> WHAT IS NEEDED: Set out every line bearing the string "that".

━━ GIVEN INFORMATION ━━

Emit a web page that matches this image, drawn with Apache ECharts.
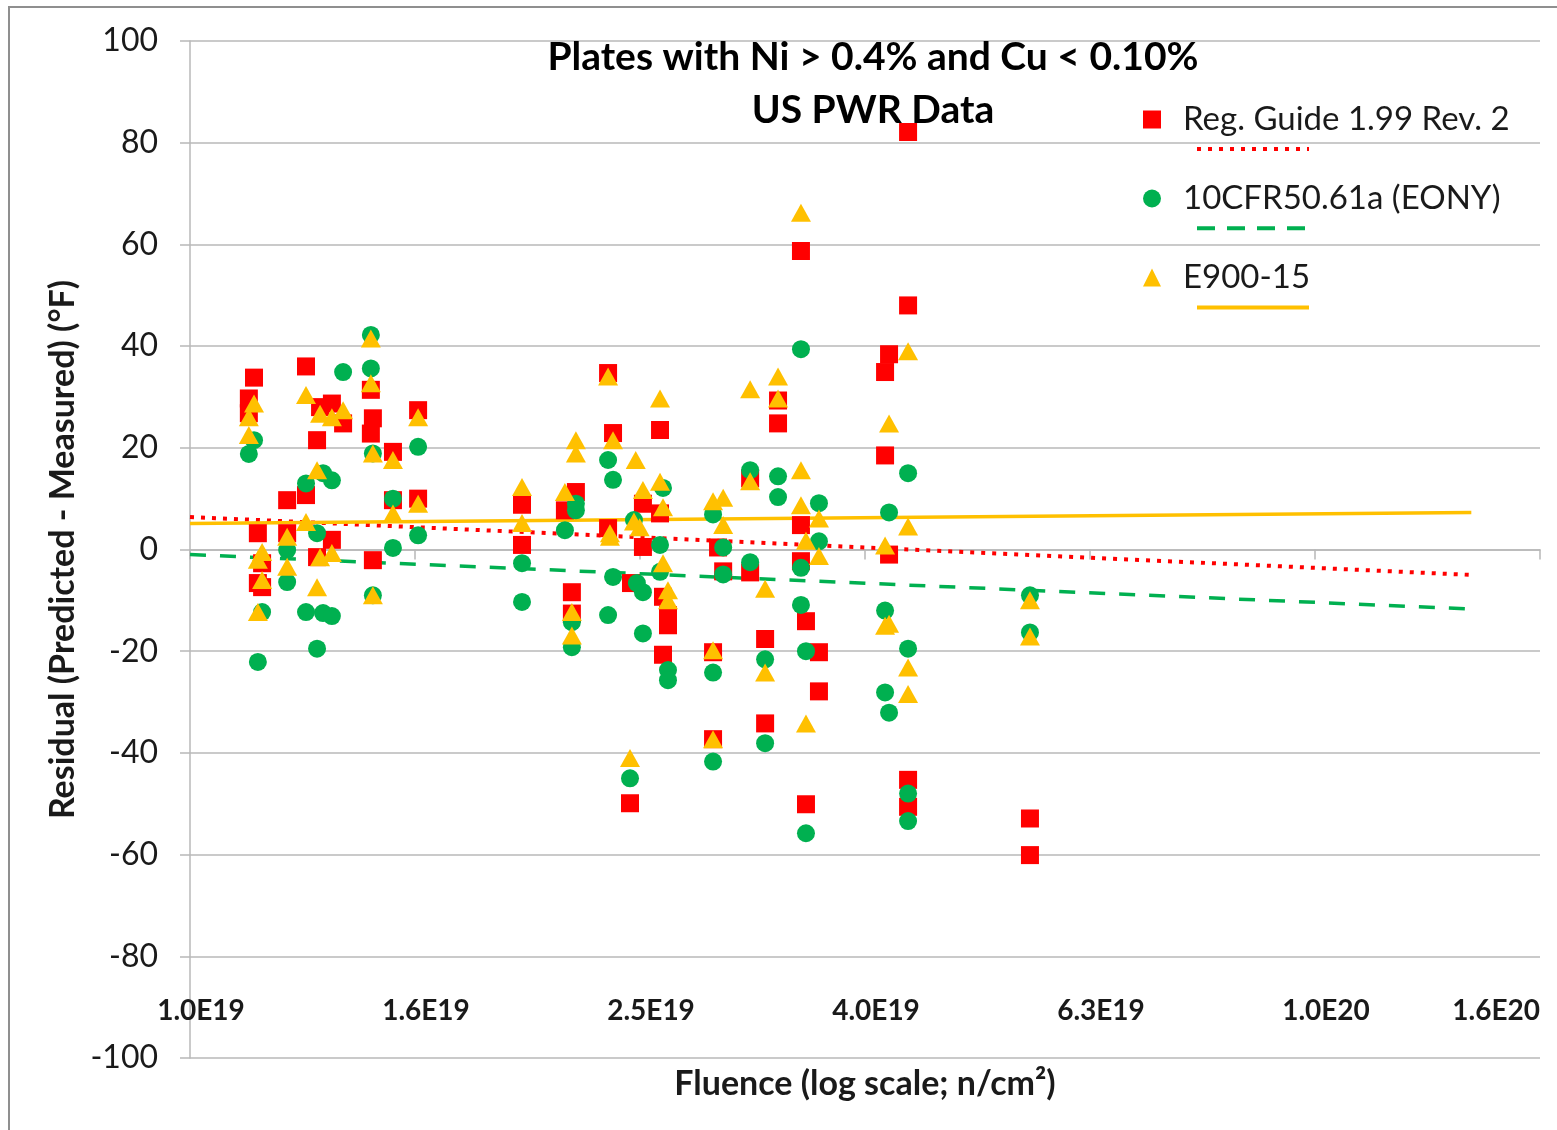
<!DOCTYPE html>
<html>
<head>
<meta charset="utf-8">
<script src="https://cdn.jsdelivr.net/npm/echarts@6/dist/echarts.min.js"></script>
<style>
  html, body { margin: 0; padding: 0; background: #ffffff; }
  #chart { width: 1557px; height: 1130px; }
</style>
</head>
<body>
<div id="chart"></div>
<script>
// Residuals (predicted - measured shift, °F) versus fluence (n/cm²)
// Reg. Guide 1.99 Rev. 2
const rgFluence = [
  1.14e19, 1.128e19, 1.128e19, 1.149e19, 1.159e19, 1.149e19, 1.159e19,
  1.22e19, 1.22e19,
  1.268e19, 1.268e19,
  1.297e19, 1.305e19, 1.337e19, 1.368e19, 1.337e19, 1.297e19,
  1.448e19, 1.454e19, 1.448e19, 1.454e19,
  1.515e19, 1.515e19,
  1.595e19, 1.595e19,
  1.973e19, 1.973e19,
  2.203e19, 2.154e19, 2.185e19, 2.185e19,
  2.353e19, 2.377e19, 2.353e19,
  2.461e19, 2.466e19,
  2.527e19, 2.527e19,
  2.617e19, 2.617e19, 2.633e19, 2.66e19, 2.66e19, 2.633e19,
  2.947e19, 2.978e19, 2.917e19, 2.917e19,
  3.147e19, 3.147e19,
  3.245e19, 3.245e19,
  3.332e19, 3.332e19,
  3.492e19, 3.492e19, 3.492e19, 3.528e19, 3.528e19,
  3.623e19, 3.623e19,
  4.182e19, 4.148e19, 4.148e19, 4.182e19,
  4.348e19, 4.348e19, 4.348e19, 4.348e19,
  5.58e19, 5.58e19
];
const rgResidual = [
  33.8, 29.7, 26.8, 3.2, -2.7, -6.6, -7.4,
  9.7, 3.2,
  36.0, 10.7,
  21.5, 28.0, 28.7, 24.8, 1.9, -1.5,
  31.4, 25.8, 22.8, -2.1,
  19.2, 9.7,
  27.4, 10.0,
  8.8, 0.9,
  11.3, 7.7, -8.4, -12.6,
  34.7, 22.9, 4.2,
  -49.9, -6.6,
  9.0, 0.5,
  23.5, 7.1, -9.3, -12.9, -14.9, -20.7,
  0.4, -4.3, -20.2, -37.3,
  14.0, -4.5,
  -17.6, -34.2,
  29.3, 24.8,
  58.7, 4.8, -2.3, -14.1, -50.1,
  -20.2, -27.9,
  38.4, 34.9, 18.5, -1.0,
  82.1, 48.0, -45.3, -50.6,
  -52.9, -60.1
];

// 10CFR50.61a (EONY)
const eonyFluence = [
  1.14e19, 1.128e19, 1.159e19, 1.149e19,
  1.22e19, 1.22e19,
  1.268e19, 1.268e19,
  1.313e19, 1.337e19, 1.297e19, 1.297e19, 1.313e19, 1.337e19, 1.368e19,
  1.448e19, 1.448e19, 1.454e19, 1.454e19,
  1.515e19, 1.515e19,
  1.595e19, 1.595e19,
  1.973e19, 1.973e19,
  2.203e19, 2.203e19, 2.154e19, 2.185e19, 2.185e19,
  2.353e19, 2.377e19, 2.377e19, 2.353e19,
  2.481e19, 2.461e19, 2.496e19, 2.527e19, 2.527e19,
  2.633e19, 2.617e19, 2.617e19, 2.66e19, 2.66e19,
  2.917e19, 2.978e19, 2.978e19, 2.917e19, 2.917e19,
  3.147e19, 3.147e19,
  3.245e19, 3.245e19,
  3.332e19, 3.332e19,
  3.492e19, 3.492e19, 3.492e19, 3.528e19, 3.528e19,
  3.623e19, 3.623e19,
  4.182e19, 4.148e19, 4.148e19, 4.182e19,
  4.348e19, 4.348e19, 4.348e19, 4.348e19,
  5.58e19, 5.58e19
];
const eonyResidual = [
  21.5, 18.8, -12.3, -22.1,
  -0.1, -6.4,
  13.0, -12.3,
  15.0, 13.6, 3.2, -19.5, -12.5, -13.1, 34.9,
  42.2, 35.6, 18.9, -9.0,
  10.0, 0.3,
  20.2, 2.8,
  -2.7, -10.3,
  9.0, 7.7, 3.8, -14.3, -19.2,
  17.6, 13.7, -5.4, -12.9,
  5.8, -45.0, -6.6, -8.4, -16.5,
  12.1, 0.9, -4.4, -23.7, -25.7,
  6.9, 0.4, -4.9, -24.2, -41.7,
  15.6, -2.5,
  -21.6, -38.1,
  14.4, 10.3,
  39.4, -3.6, -10.9, -20.0, -55.8,
  9.1, 1.6,
  7.3, -12.0, -28.1, -32.1,
  15.0, -19.5, -48.0, -53.4,
  -9.0, -16.3
];

// E900-15
const e900Fluence = [
  1.14e19, 1.128e19, 1.128e19, 1.159e19, 1.149e19, 1.159e19, 1.149e19,
  1.22e19, 1.22e19,
  1.268e19, 1.268e19,
  1.297e19, 1.297e19, 1.305e19, 1.337e19, 1.368e19, 1.337e19, 1.305e19,
  1.448e19, 1.448e19, 1.454e19, 1.454e19,
  1.515e19, 1.515e19,
  1.595e19, 1.595e19,
  1.973e19, 1.973e19,
  2.154e19, 2.203e19, 2.203e19, 2.185e19, 2.185e19,
  2.353e19, 2.377e19, 2.362e19, 2.362e19,
  2.49e19, 2.461e19, 2.481e19,
  2.527e19, 2.51e19,
  2.617e19, 2.617e19, 2.633e19, 2.633e19, 2.66e19, 2.66e19,
  2.917e19, 2.978e19, 2.978e19, 2.917e19, 2.917e19,
  3.147e19, 3.147e19,
  3.245e19, 3.245e19,
  3.332e19, 3.332e19,
  3.492e19, 3.492e19, 3.492e19, 3.528e19, 3.528e19,
  3.623e19, 3.623e19,
  4.182e19, 4.148e19, 4.148e19, 4.182e19,
  4.348e19, 4.348e19, 4.348e19, 4.348e19,
  5.58e19, 5.58e19
];
const e900Residual = [
  28.7, 26.0, 22.5, -0.5, -2.0, -6.0, -12.3,
  2.5, -3.4,
  30.4, 5.4,
  15.6, -7.4, 26.7, 26.0, 27.4, -0.7, -1.5,
  41.5, 32.7, 18.9, -9.0,
  17.6, 7.1,
  26.0, 9.0,
  12.3, 5.2,
  11.3, 21.5, 18.9, -12.3, -16.9,
  34.0, 21.5, 3.2, 2.5,
  17.6, -41.0, 5.5,
  11.7, 4.4,
  29.7, 13.3, 8.3, -2.7, -8.0, -10.0,
  9.5, 10.2, 4.8, -19.8, -37.3,
  31.5, 13.4,
  -7.7, -24.2,
  34.0, 29.7,
  66.2, 15.6, 8.7, 1.7, -34.2,
  6.1, -1.3,
  24.8, 0.8, -15.0, -14.6,
  39.0, 4.5, -23.2, -28.4,
  -10.0, -17.1
];

// Logarithmic trend lines (straight on the log-fluence axis): end points
const trendFluence = [1.0e19, 1.377e20];
const rgTrend = [6.4, -5.0];
const eonyTrend = [-1.0, -11.7];
const e900Trend = [5.1, 7.3];

const seriesNames = ['Reg. Guide 1.99 Rev. 2', '10CFR50.61a (EONY)', 'E900-15'];
const trendNames = ['Reg. Guide 1.99 Rev. 2 trend', '10CFR50.61a (EONY) trend', 'E900-15 trend'];
const titleLines = ['Plates with Ni > 0.4% and Cu < 0.10%', 'US PWR Data'];
const xAxisTitle = 'Fluence (log scale; n/cm\u00B2)';
const yAxisTitle = 'Residual (Predicted - Measured) (\u00B0F)';

const RED = '#FF0000', GREEN = '#00B050', ORANGE = '#FFC000';
const GRID_GRAY = '#b8b8b8';
const FONT = 'Lato, "Open Sans", "DejaVu Sans", sans-serif';

// Axis steps of 10^0.2 give the 1.0, 1.6, 2.5, 4.0, 6.3 sequence
const LOG_BASE = Math.pow(10, 0.2);
const X_MIN = 1.0e19;
const X_MAX = Math.pow(10, 20.2);

function zip(xs, ys) { return xs.map((x, i) => [x, ys[i]]); }
function sciLabel(v) {
  const parts = Number(v).toExponential(1).split('e');
  return parts[0] + 'E' + String(parseInt(parts[1], 10));
}

const chart = echarts.init(document.getElementById('chart'), null, { renderer: 'canvas' });

const logAxisBase = { type: 'log', logBase: LOG_BASE, min: X_MIN, max: X_MAX, splitLine: { show: false } };
const hiddenIcon = { color: 'rgba(0,0,0,0)', opacity: 0, borderWidth: 0 };

chart.setOption({
  animation: false,
  backgroundColor: '#ffffff',
  textStyle: { fontFamily: FONT },
  grid: { left: 190, right: 17, top: 41, bottom: 72, containLabel: false },
  graphic: [
    { type: 'rect', silent: true, z: -10,
      shape: { x: 9, y: 7, width: 1600, height: 1200 },
      style: { fill: 'none', stroke: '#8f8f8f', lineWidth: 2 } },
    { type: 'text', silent: true, x: 873, y: 31, z: 20,
      style: { text: titleLines.join('\n'), fill: '#000000',
        font: 'bold 39px ' + FONT, align: 'center', verticalAlign: 'top', lineHeight: 53 } }
  ],
  xAxis: [
    Object.assign({}, logAxisBase, {
      position: 'bottom',
      axisLine: { show: false, onZero: false },
      axisTick: { show: false },
      axisLabel: { show: true, inside: true, margin: 33, formatter: sciLabel,
        color: '#1a1a1a', fontSize: 28, fontWeight: 'bold', fontFamily: FONT,
        padding: [0, 0, 0, 22], alignMaxLabel: 'right' },
      name: xAxisTitle, nameLocation: 'middle', nameGap: 9,
      nameTextStyle: { color: '#1a1a1a', fontSize: 34, fontWeight: 'bold', fontFamily: FONT, verticalAlign: 'top' }
    }),
    Object.assign({}, logAxisBase, {
      position: 'bottom',
      axisLine: { show: true, onZero: true, lineStyle: { color: GRID_GRAY, width: 1.5 } },
      axisTick: { show: true, length: 10, lineStyle: { color: GRID_GRAY, width: 1.5 } },
      axisLabel: { show: false }
    })
  ],
  yAxis: {
    type: 'value', min: -100, max: 100, interval: 20,
    axisLine: { show: true, lineStyle: { color: GRID_GRAY, width: 1.5 } },
    axisTick: { show: true, length: 10, lineStyle: { color: GRID_GRAY, width: 1.5 } },
    splitLine: { show: true, lineStyle: { color: GRID_GRAY, width: 1.5 } },
    axisLabel: { margin: 32, color: '#1a1a1a', fontSize: 32, fontFamily: FONT },
    name: yAxisTitle, nameLocation: 'middle', nameGap: 106, nameRotate: 90,
    nameTextStyle: { color: '#1a1a1a', fontSize: 34, fontWeight: 'bold', fontFamily: FONT }
  },
  legend: [
    {
      data: seriesNames, orient: 'vertical', left: 1138, top: 98,
      itemWidth: 18, itemHeight: 18, itemGap: 46, selectedMode: false,
      textStyle: { color: '#1a1a1a', fontSize: 33, fontFamily: FONT, padding: [0, 0, 0, 17] }
    },
    {
      data: [
        { name: trendNames[0], itemStyle: hiddenIcon,
          lineStyle: { color: RED, width: 4, type: [4, 7], cap: 'butt' } },
        { name: trendNames[1], itemStyle: hiddenIcon,
          lineStyle: { color: GREEN, width: 4, type: [18, 12] } },
        { name: trendNames[2], itemStyle: hiddenIcon,
          lineStyle: { color: ORANGE, width: 4, type: 'solid' } }
      ],
      orient: 'vertical', left: 1190, top: 140,
      itemWidth: 112, itemHeight: 8, itemGap: 72, selectedMode: false,
      formatter: function () { return ''; }
    }
  ],
  series: [
    { name: trendNames[0], type: 'line', xAxisIndex: 0, data: zip(trendFluence, rgTrend),
      symbol: 'none', silent: true, z: 1,
      lineStyle: { color: RED, width: 4, type: [4, 7], cap: 'butt' }, itemStyle: { color: RED } },
    { name: trendNames[1], type: 'line', xAxisIndex: 0, data: zip(trendFluence, eonyTrend),
      symbol: 'none', silent: true, z: 1,
      lineStyle: { color: GREEN, width: 3.5, type: [16, 14] }, itemStyle: { color: GREEN } },
    { name: trendNames[2], type: 'line', xAxisIndex: 0, data: zip(trendFluence, e900Trend),
      symbol: 'none', silent: true, z: 1,
      lineStyle: { color: ORANGE, width: 3.5, type: 'solid' }, itemStyle: { color: ORANGE } },
    { name: seriesNames[0], type: 'scatter', xAxisIndex: 0, data: zip(rgFluence, rgResidual),
      symbol: 'rect', symbolSize: 18, z: 3, itemStyle: { color: RED, opacity: 1 } },
    { name: seriesNames[1], type: 'scatter', xAxisIndex: 0, data: zip(eonyFluence, eonyResidual),
      symbol: 'circle', symbolSize: 18, z: 4, itemStyle: { color: GREEN, opacity: 1 } },
    { name: seriesNames[2], type: 'scatter', xAxisIndex: 0, data: zip(e900Fluence, e900Residual),
      symbol: 'triangle', symbolSize: [20, 18], z: 5, itemStyle: { color: ORANGE, opacity: 1 } }
  ]
});
</script>
</body>
</html>
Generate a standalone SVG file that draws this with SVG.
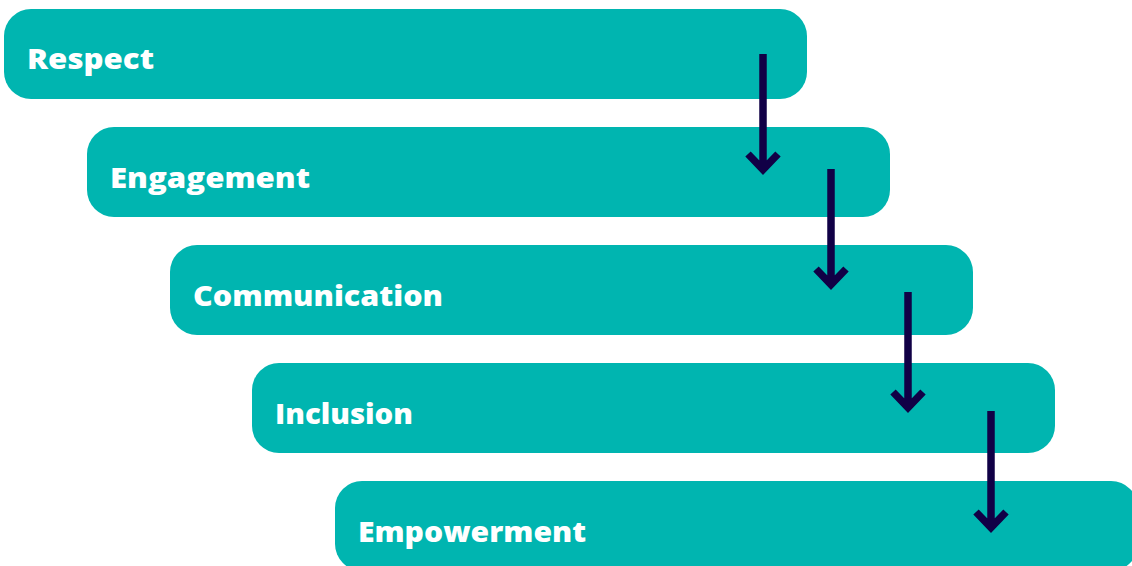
<svg xmlns="http://www.w3.org/2000/svg" width="1132" height="566" viewBox="0 0 1132 566">
<defs>
<style>
.box{fill:#00b5b0;}
.lbl{font-family:"Open Sans","Liberation Sans",sans-serif;font-weight:800;font-size:28px;fill:#ffffff;}
.arr{stroke:#110046;stroke-width:7.5;fill:none;stroke-linejoin:miter;stroke-linecap:butt;}
</style>
</defs>
<rect width="1132" height="566" fill="#ffffff"/>
<g id="node-respect"><rect class="box" x="4" y="9" width="803" height="90" rx="27"/><text class="lbl" x="27" y="69" textLength="127" lengthAdjust="spacingAndGlyphs">Respect</text></g>
<g id="node-engagement"><rect class="box" x="87" y="127" width="803" height="90" rx="27"/><text class="lbl" x="110" y="188" textLength="200" lengthAdjust="spacingAndGlyphs">Engagement</text></g>
<g id="node-communication"><rect class="box" x="170" y="245" width="803" height="90" rx="27"/><text class="lbl" x="193" y="306" textLength="250" lengthAdjust="spacingAndGlyphs">Communication</text></g>
<g id="node-inclusion"><rect class="box" x="252" y="363" width="803" height="90" rx="27"/><text class="lbl" x="275" y="424" textLength="138" lengthAdjust="spacingAndGlyphs">Inclusion</text></g>
<g id="node-empowerment"><rect class="box" x="335" y="481" width="803" height="90" rx="27"/><text class="lbl" x="358" y="542" textLength="228" lengthAdjust="spacingAndGlyphs">Empowerment</text></g>
<g id="connectors">
<path class="arr" d="M763 54V169M748 154L763 169.5L778 154"/>
<path class="arr" d="M831 169V284M816 269L831 284.5L846 269"/>
<path class="arr" d="M908 292V407M893 392L908 407.5L923 392"/>
<path class="arr" d="M991 411V527M976 512L991 527.5L1006 512"/>
</g>
</svg>
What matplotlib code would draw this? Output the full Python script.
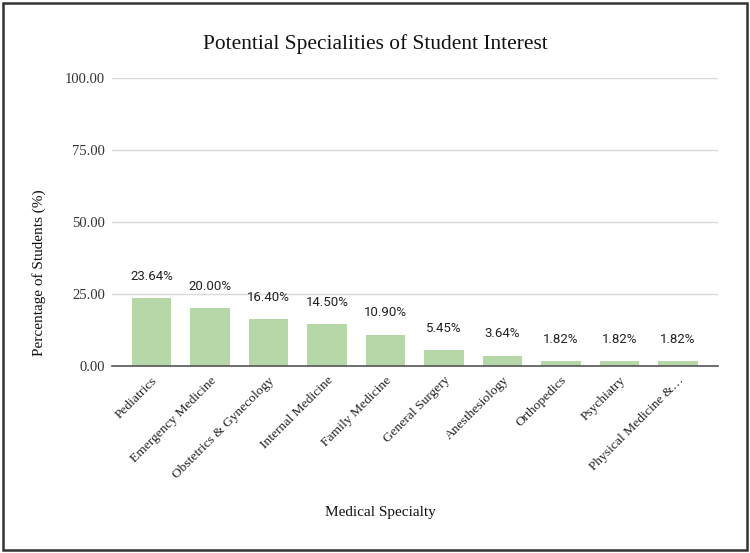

━━━

> WRITTEN ANSWER:
Emit a web page that matches this image, drawn with Apache ECharts.
Generate a standalone SVG file that draws this with SVG.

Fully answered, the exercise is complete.